You'll also lose the voltage contact points, meaning that, although it should technically run cooler around the CPU area, the UP4TH isn't aimed as much at the overclocker crowd as, say, the UP5TH or the recently announced (rather over the top) Z77X-UP7.

The extra SATA power connector to deliver more stable power to multi-graphics solution is absent as well, and you'll need to strike eSATA off the list, too. If you want all these things back, you'll need to spend a good whack more on the UP5TH.

Of course, there is something that's added, as is hinted in the "TH" part of the board's name. Rather than denoting the board has developed a lisp, it means that there are two Thunderbolt ports included. They're both powered from a single DSL3510L chip, Intel's Cactus Ridge controller, which supports 4-channels at 10Gbps each, or direct access to a PCI-E 2.0 x4 lane. You also get the bonus of using them as Mini DisplayPorts, potentially expanding the number of monitors you can integrate into your system. We'd love to test the throughput of both ports simultaneously, however, at the time of writing, we have two Thunderbolt devices in the labs, and both at best could be framed as "opportunistic", neither really taking advantage of the speed offered by the interface.
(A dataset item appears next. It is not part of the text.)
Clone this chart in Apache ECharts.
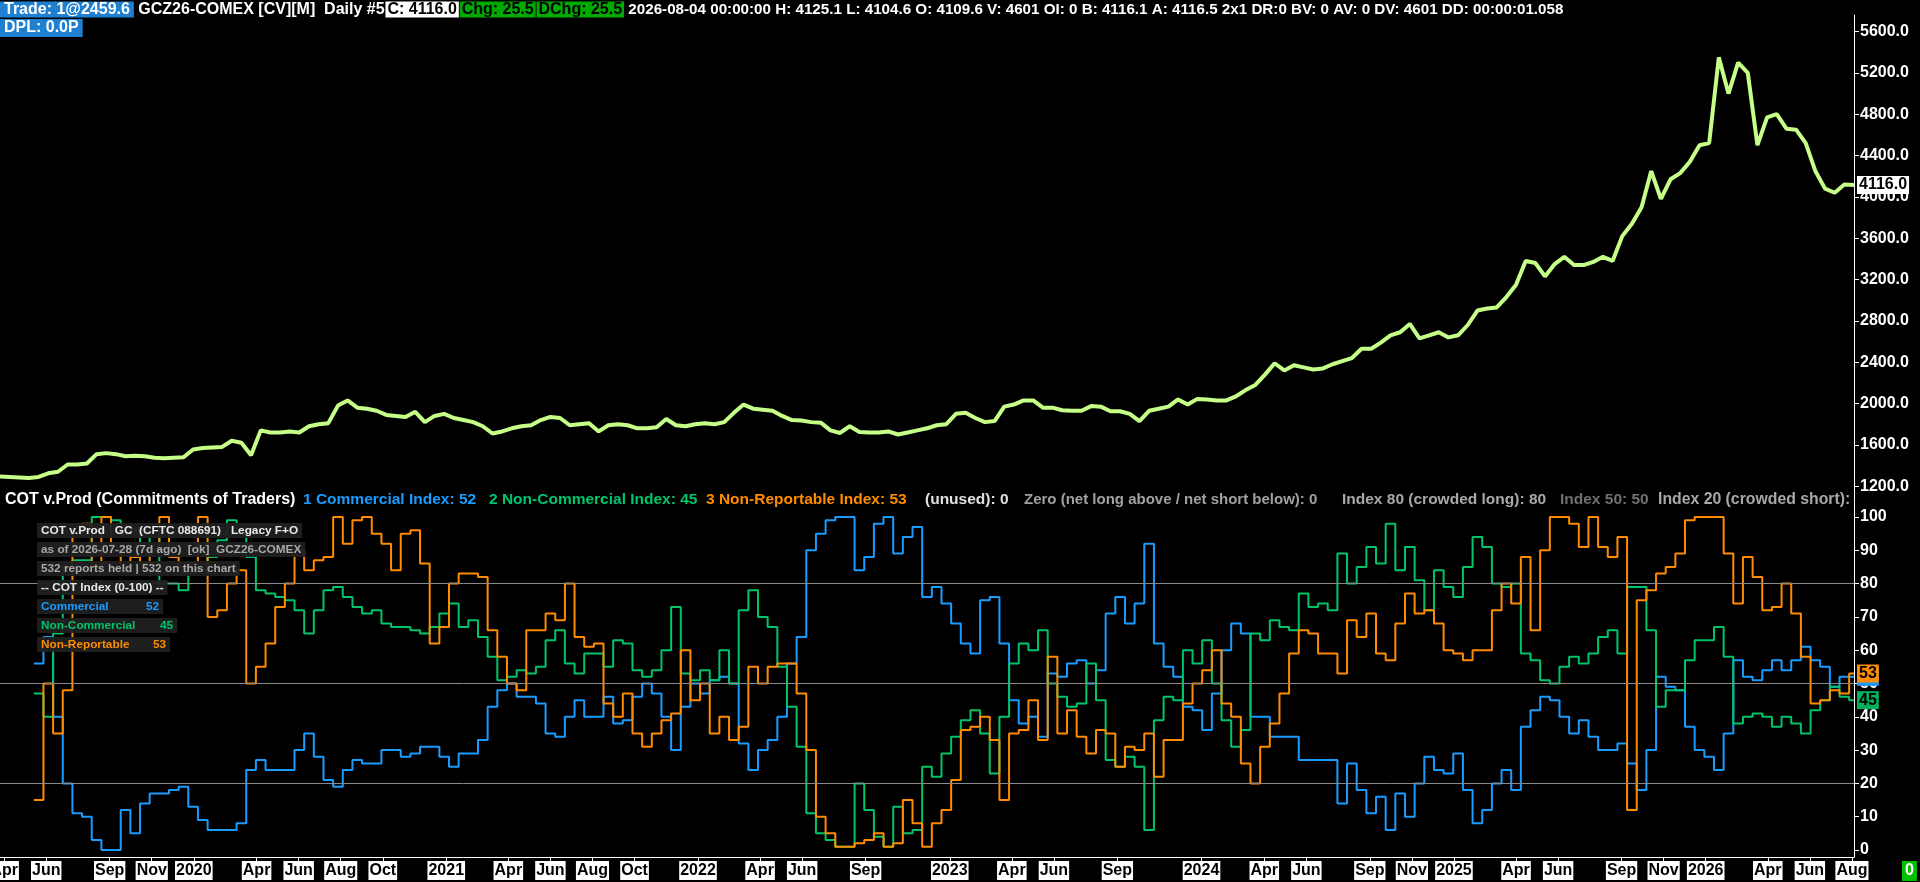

Two little Thunderbolt ports glisten with potential.
(Credit: Craig Simms/CNET)

The port introduction means there's been a reshuffle at the IO stack at the rear. Six 3.5mm jacks have given way to five, plus an optical out, run by Realteks' ALC892. You get two Intel USB 3.0 ports (under the Ethernet jack — you'll need to use these for Windows set up, as the others won't be recognised until drivers are installed), four VIA USB 3.0 ports, a split PS/2 port for legacy keyboards and mice, DVI, HDMI, VGA and a Gigabit Ethernet port, powered by Realtek's RTL8111F.